A plan to create a second guided busway in Cambridgeshire has been scrapped.
Plans were afoot by the Greater Cambridge Partnership to create the county’s second multi-million pound guided busway as part of transport improvements along the A428 Cambourne to Cambridge corridor. However, the guided busway has been altogether dropped in favour of an enhanced metro scheme around Cambridge. An electrically powered, rubber tyred and “environmentally sound” vehicle will serve this section instead.
The Cambridgeshire and Peterborough Combined Authority Board made the decision based on recommendations in a report by consultant Arup, which reviewed the A428 development route plan. It was appointed to provide the role of ‘critical and technical friend’ to support the development of the Cambridgeshire Autonomous Metro (CAM) project – a much wider and ambitious metro scheme that had been struggling to gather pace.

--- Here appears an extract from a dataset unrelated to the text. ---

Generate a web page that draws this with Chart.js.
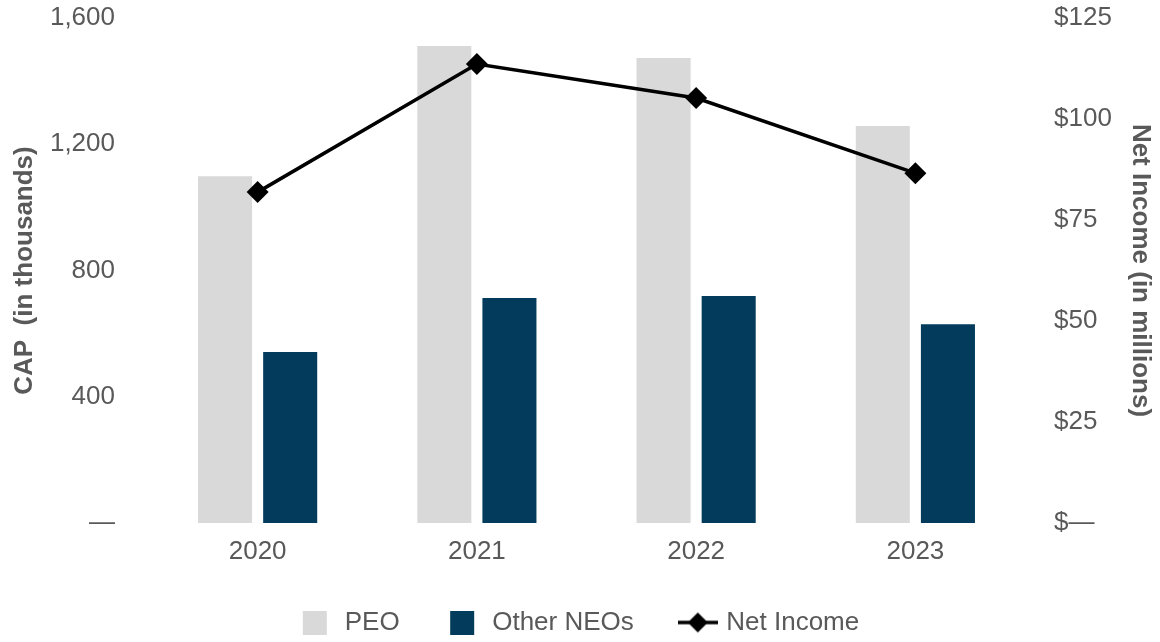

The existing Cambridgeshire Guided Busway was built at great expense and has been mired in controversy since before its handover in 2011. New concerns were raised as recently as last summer about design and construction flaws on the route.
The report reviewed the A428 development route and identify the best solution for the transport corridor. The route will now form the first phase of what was described by Cambridge mayor James Palmer as an “accelerated” programme to deliver the CAM.
Cambridge Metro Plan
Palmer said constructive discussions with the partnership over recent months had led to the revised scheme. “Our plans are now aligned and from now on our focus will be on coordinating our efforts, resources and talents to ensure that a CAM system is delivered as soon as practically possible.”
The business case outline for CAM, by consultant Steer, is scheduled to be presented to the Combined Authority Board at its January meeting. This is expected to give broader details on the extent and reach of the metro as well as costs and sources of funding.